Got Actraiser: Renaissance as a Christmas gift. It's a remake of the original SNES game, which I loved as a kid.
So very not sure how to feel about what they've done here.
They haven't take anything away from the original, it's only additive. But what they've added....hrm.
First off, the game's cardinal sin is that the action-portion of the remake isn't good. The sprites are awful for the most part, particularly the Master, the guy you play. It has this ugly blurry quality, like they ported over the sprites from the SNES into a comparable 3d graphical style of just a few years later. It's bad. It also doesn't handle very gracefully. It feels like a first pass. Serviceable but unrefined. The sound effects are also pretty inadequate. And somehow, the hardest hitting track from the original, the Bloodpool level music, doesn't hit as hard as the original. How did they fuck that up?

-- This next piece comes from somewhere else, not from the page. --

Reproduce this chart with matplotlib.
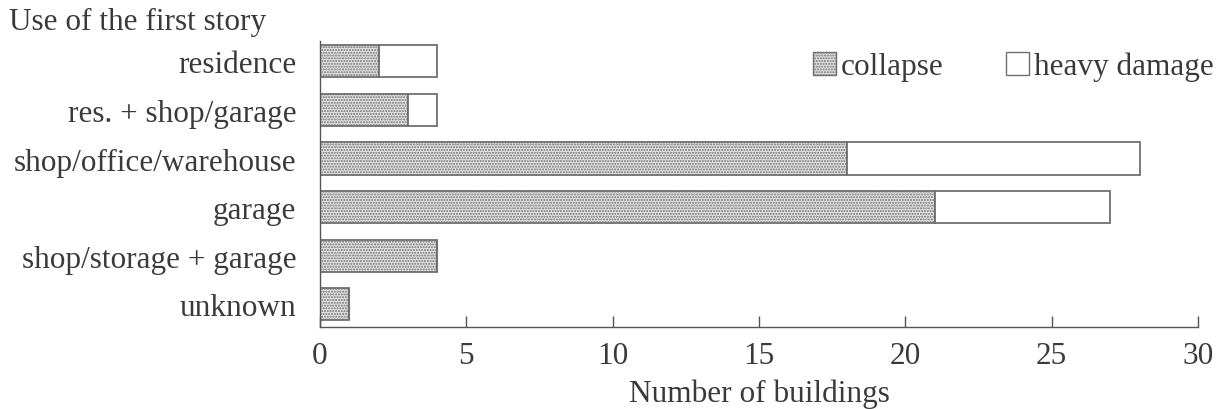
import matplotlib
matplotlib.use("Agg")
import matplotlib.pyplot as plt
from matplotlib.patches import Patch

categories = ["residence", "res. + shop/garage", "shop/office/warehouse", "garage",
              "shop/storage + garage", "unknown"]
collapse = [2, 3, 18, 21, 4, 1]
heavy_damage = [2, 1, 10, 6, 0, 0]
xticks = [0, 5, 10, 15, 20, 25, 30]

plt.rcParams['font.family'] = ['Liberation Serif', 'DejaVu Serif']
plt.rcParams['hatch.linewidth'] = 1.0

fs = 22.5
tc = '#3a3a3a'
fig = plt.figure(figsize=(12.2, 4.1), dpi=100)
ax = fig.add_axes([0.2623, 0.2, 0.7197, 0.6976])

y = list(range(len(categories)))
edge = '#707070'
ax.barh(y, collapse, height=0.66, color='#e4e4e4', edgecolor=edge, hatch='......', linewidth=1.3)
ax.barh(y, heavy_damage, left=collapse, height=0.66, color='white', edgecolor=edge, linewidth=1.3)

ax.set_xlim(0, 30)
ax.set_ylim(5.47, -0.42)
ax.set_xticks(xticks)
ax.set_yticks(y)
ax.set_yticklabels(categories)
ax.tick_params(axis='x', direction='in', length=8, width=1, color='#555', labelsize=fs, pad=10, labelcolor=tc)
ax.tick_params(axis='y', length=0, labelsize=fs, pad=17, labelcolor=tc)
for s in ['top', 'right']:
    ax.spines[s].set_visible(False)
for s in ['left', 'bottom']:
    ax.spines[s].set_color('#555')
    ax.spines[s].set_linewidth(1)
ax.set_xlabel("Number of buildings", fontsize=fs, color=tc, labelpad=6)

fig.text(0.007, 0.945, "Use of the first story", fontsize=fs, color=tc, va='center')

handles = [Patch(facecolor='#e4e4e4', edgecolor=edge, hatch='......', label='collapse'),
           Patch(facecolor='white', edgecolor=edge, label='heavy damage')]
ax.legend(handles=handles, ncol=2, frameon=False, fontsize=fs, loc='upper right',
          bbox_to_anchor=(1.05, 1.06), handlelength=0.75, handleheight=0.75,
          handletextpad=0.15, columnspacing=2.0, labelcolor=tc)

fig.savefig("out.png", dpi=100)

When compared to the changes in the town management portion of the game, it almost feels like the two parts of the game were worked on by separate studios. In the town management portion, there's anime characters for everyone now, and a lot more dialog. It's almost all empty dialog around what happens in the original game but if you like people kissing your ass as a deity, there's a whole bunch of that. They've also added heroes in each map, which are a whole chain of "quests" and character development. Heroes matter because they've also added sieges, which take place on the same town map. You can build fortresses and arrow towers and barricades and order your heroes around to fight back the horde that trickle in and walk down your city streets. You can use the same miracles you do for the town management portion offensively during sieges as well. At first I liked it but they have you do it 4 to 5 times per chapter, and sometimes randomly. They're not hard except when you stop paying attention and then they can be lost in the blink of an eye. You can summon heroes from previous chapters to fight in your current chapter's sieges too, which is about the only interesting part of the whole thing once you've played it a couple times.

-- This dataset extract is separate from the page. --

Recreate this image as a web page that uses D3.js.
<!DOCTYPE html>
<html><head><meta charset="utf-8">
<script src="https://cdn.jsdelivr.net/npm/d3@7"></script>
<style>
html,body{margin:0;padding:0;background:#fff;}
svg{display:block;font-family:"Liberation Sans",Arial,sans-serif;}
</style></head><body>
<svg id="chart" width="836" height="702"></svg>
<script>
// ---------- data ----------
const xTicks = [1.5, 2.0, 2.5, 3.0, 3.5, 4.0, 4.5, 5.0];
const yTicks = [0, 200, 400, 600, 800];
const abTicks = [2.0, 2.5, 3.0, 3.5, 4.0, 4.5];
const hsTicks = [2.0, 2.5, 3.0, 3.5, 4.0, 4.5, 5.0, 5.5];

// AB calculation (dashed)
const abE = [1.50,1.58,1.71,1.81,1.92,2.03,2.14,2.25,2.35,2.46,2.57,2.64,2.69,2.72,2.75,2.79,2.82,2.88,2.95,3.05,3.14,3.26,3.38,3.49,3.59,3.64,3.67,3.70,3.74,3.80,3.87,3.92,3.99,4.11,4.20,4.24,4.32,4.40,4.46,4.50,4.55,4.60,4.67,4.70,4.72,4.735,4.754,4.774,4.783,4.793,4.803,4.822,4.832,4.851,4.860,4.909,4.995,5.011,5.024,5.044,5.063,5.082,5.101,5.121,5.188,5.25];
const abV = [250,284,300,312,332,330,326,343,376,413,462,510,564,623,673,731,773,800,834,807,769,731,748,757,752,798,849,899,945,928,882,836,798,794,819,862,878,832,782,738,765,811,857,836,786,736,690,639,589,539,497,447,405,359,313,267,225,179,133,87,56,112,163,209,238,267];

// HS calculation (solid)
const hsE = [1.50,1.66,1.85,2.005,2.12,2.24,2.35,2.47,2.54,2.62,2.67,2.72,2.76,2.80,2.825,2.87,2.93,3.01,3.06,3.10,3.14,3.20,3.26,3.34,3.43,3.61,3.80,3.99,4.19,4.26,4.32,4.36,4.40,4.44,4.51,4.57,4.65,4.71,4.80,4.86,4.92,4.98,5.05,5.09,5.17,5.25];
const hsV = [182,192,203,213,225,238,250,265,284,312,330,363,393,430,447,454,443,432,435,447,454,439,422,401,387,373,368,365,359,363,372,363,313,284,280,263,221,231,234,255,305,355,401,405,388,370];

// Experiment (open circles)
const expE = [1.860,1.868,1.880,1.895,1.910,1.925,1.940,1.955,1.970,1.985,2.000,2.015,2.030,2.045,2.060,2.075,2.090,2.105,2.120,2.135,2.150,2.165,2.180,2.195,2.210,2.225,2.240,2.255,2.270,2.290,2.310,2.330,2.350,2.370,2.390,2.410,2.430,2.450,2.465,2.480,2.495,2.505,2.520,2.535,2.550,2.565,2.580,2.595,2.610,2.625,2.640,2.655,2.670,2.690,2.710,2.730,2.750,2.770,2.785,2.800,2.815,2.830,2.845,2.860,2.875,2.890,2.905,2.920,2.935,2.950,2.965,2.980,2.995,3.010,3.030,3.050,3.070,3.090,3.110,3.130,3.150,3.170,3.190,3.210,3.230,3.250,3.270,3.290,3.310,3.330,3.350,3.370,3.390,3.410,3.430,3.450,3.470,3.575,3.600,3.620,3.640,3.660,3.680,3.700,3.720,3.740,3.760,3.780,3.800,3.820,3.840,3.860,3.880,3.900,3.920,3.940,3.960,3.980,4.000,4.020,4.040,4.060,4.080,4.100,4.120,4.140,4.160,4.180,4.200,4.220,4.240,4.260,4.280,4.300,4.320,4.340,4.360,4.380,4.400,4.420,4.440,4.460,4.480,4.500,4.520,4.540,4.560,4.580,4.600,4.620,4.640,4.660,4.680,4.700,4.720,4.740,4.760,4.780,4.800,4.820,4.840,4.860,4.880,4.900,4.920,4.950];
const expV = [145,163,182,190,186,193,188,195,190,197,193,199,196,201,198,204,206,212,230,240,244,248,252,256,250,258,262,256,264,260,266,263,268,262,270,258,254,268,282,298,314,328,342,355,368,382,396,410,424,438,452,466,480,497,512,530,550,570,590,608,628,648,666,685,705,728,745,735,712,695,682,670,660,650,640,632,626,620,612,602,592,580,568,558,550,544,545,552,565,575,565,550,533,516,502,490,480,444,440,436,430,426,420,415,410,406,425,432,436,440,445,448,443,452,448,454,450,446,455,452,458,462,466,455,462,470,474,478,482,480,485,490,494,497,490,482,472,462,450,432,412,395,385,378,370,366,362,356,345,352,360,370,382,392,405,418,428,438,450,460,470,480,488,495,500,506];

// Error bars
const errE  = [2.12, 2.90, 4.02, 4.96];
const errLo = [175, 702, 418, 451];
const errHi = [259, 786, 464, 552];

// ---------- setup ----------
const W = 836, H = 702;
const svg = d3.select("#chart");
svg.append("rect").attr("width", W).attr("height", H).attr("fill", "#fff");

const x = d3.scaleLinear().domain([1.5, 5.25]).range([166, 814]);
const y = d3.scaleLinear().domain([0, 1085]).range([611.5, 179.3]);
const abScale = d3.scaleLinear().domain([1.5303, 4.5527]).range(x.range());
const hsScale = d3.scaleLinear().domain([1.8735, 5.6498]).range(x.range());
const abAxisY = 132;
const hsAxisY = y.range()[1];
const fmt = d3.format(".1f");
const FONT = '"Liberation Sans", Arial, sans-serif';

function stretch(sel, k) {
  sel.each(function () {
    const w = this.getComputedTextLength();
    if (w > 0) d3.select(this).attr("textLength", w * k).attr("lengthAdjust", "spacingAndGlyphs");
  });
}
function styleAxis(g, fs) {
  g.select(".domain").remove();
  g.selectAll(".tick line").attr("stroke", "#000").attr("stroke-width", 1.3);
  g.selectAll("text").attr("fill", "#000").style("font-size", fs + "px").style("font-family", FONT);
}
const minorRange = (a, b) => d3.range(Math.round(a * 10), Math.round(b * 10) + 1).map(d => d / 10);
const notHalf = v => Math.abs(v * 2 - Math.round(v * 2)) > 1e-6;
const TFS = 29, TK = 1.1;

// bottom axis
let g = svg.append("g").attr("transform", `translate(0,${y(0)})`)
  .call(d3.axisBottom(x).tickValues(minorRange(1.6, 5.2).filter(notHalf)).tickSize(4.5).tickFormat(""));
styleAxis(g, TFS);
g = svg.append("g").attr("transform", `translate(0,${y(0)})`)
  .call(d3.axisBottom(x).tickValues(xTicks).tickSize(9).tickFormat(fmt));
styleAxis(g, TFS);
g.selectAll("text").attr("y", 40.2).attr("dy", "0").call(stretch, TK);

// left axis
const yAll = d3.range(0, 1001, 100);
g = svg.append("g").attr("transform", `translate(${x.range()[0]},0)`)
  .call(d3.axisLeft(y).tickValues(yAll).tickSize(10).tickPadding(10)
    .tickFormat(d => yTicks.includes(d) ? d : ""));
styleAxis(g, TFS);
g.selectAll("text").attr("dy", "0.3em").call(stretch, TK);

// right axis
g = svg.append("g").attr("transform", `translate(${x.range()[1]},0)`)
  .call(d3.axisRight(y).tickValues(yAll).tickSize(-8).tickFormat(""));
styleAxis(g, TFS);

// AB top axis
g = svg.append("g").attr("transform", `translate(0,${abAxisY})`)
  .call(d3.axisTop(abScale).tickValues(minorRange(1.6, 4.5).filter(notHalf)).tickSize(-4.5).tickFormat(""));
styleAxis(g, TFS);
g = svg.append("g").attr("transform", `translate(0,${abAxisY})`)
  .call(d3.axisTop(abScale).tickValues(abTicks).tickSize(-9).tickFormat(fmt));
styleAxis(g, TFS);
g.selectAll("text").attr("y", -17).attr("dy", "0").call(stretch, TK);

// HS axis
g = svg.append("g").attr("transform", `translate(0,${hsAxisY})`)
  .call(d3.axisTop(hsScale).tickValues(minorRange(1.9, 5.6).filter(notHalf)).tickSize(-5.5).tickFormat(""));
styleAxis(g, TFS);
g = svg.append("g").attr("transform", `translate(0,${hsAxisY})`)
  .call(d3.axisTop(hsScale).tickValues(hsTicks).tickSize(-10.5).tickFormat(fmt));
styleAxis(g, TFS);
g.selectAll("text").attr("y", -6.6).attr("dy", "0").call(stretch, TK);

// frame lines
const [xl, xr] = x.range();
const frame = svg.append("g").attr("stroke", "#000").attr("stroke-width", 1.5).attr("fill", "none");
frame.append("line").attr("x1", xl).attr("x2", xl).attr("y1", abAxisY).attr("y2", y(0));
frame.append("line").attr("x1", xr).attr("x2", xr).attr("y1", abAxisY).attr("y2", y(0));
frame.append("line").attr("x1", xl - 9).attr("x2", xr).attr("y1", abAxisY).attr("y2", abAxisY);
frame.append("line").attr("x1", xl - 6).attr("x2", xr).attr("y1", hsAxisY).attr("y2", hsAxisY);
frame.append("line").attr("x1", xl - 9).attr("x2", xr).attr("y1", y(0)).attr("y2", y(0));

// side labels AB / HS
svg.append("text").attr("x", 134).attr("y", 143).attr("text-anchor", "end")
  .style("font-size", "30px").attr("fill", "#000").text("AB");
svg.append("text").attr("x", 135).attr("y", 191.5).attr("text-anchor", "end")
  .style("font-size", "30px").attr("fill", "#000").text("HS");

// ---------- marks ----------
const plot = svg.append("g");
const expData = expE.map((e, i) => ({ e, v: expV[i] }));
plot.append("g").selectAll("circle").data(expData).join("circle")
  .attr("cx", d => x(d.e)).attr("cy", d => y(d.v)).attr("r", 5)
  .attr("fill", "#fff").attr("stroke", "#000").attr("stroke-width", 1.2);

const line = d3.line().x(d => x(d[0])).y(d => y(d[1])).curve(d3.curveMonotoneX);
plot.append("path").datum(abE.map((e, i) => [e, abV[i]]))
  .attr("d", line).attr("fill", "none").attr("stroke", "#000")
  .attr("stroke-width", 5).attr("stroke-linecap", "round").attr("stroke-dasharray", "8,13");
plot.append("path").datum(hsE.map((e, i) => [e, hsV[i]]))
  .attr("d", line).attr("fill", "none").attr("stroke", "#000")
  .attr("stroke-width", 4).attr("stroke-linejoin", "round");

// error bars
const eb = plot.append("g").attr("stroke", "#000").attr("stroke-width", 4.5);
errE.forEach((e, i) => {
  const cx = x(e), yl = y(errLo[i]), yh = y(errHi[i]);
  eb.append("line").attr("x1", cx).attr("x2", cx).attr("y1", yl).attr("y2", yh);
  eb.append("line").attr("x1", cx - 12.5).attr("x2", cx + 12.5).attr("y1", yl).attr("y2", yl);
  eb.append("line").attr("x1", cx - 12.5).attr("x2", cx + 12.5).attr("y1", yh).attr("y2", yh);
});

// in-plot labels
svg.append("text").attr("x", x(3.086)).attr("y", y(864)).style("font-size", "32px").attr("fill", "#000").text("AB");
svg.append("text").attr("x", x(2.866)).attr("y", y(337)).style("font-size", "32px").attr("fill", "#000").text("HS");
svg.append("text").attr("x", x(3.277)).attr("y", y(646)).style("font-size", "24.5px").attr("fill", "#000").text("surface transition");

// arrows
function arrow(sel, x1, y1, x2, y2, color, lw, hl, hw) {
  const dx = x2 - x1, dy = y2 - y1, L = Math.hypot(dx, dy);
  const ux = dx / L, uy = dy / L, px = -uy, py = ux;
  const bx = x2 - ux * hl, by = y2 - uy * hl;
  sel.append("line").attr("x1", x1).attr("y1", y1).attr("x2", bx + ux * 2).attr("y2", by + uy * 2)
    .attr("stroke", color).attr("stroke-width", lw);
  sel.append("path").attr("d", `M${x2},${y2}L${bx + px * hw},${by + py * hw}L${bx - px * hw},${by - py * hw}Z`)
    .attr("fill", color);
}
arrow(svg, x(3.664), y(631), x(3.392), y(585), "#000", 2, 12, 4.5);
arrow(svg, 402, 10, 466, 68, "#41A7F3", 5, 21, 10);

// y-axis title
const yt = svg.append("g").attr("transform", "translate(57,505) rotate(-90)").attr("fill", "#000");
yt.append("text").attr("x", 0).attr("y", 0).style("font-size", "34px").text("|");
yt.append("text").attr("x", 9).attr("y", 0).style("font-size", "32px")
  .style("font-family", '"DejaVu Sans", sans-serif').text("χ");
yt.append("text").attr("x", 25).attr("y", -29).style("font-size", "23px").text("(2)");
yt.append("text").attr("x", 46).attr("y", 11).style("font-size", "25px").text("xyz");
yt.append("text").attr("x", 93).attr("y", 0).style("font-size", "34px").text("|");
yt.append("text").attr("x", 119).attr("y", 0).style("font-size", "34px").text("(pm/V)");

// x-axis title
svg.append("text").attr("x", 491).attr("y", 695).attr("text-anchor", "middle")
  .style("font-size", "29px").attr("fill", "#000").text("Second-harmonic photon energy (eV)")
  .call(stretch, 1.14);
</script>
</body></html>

So all in all while the game is longer and feels richer in terms of the story and the world, it's still fairly repetitive. And the thing you look forward to, to break up the monotony of the town management, isn't very enjoyable. The additions feel low effort. The heroes are one note with meaningless levels and stats that don't really have any context. Who cares what someone's attack or defense value is except in relation to another hero, it's not like you know what the stats of the monsters during sieges are or can really do anything with it or about it. The heroes manage themselves as far as fighting, you just tell them where to go. The hero and quest and dialog structure really gets repetitive. By Chapter 3 of 6 you're already familiar with the flow of things and it's really just the town building and upgrading that makes up the lengthiest part of game play. Which, obnoxiously, the game wants you to vaporize your own settlement buildings as your city levels up, to force your people to rebuild structures as higher level versions, because they won't upgrade it themselves. I spent like 25 extra minutes on a level because I didn't realize I needed to nuke my Level 3 Farms so they could be replaced with Level 3 Rice Farms. Maybe it was like this in the original, I can't remember. But it would have been nice to to have to systematically nuke every building your town twice over. At least in the remake you can cast miracles at higher levels with a wider AoE, so you don't have to go house by house.
The city looks nice and it is gratifying to watch it grow still, especially from the World Map screen where you can see them all filled out in pretty good detail. But Actraiser is from an older era where you don't make any real decisions. In the remake you get to choose where to build forts and arrow towers, but it's pretty thin.
If you really liked Actraiser it might be worth a look. But I found myself more bemused or disappointed by it than enthralled. I gave it a solid night's play but I don't know if I'll be back to it any time soon.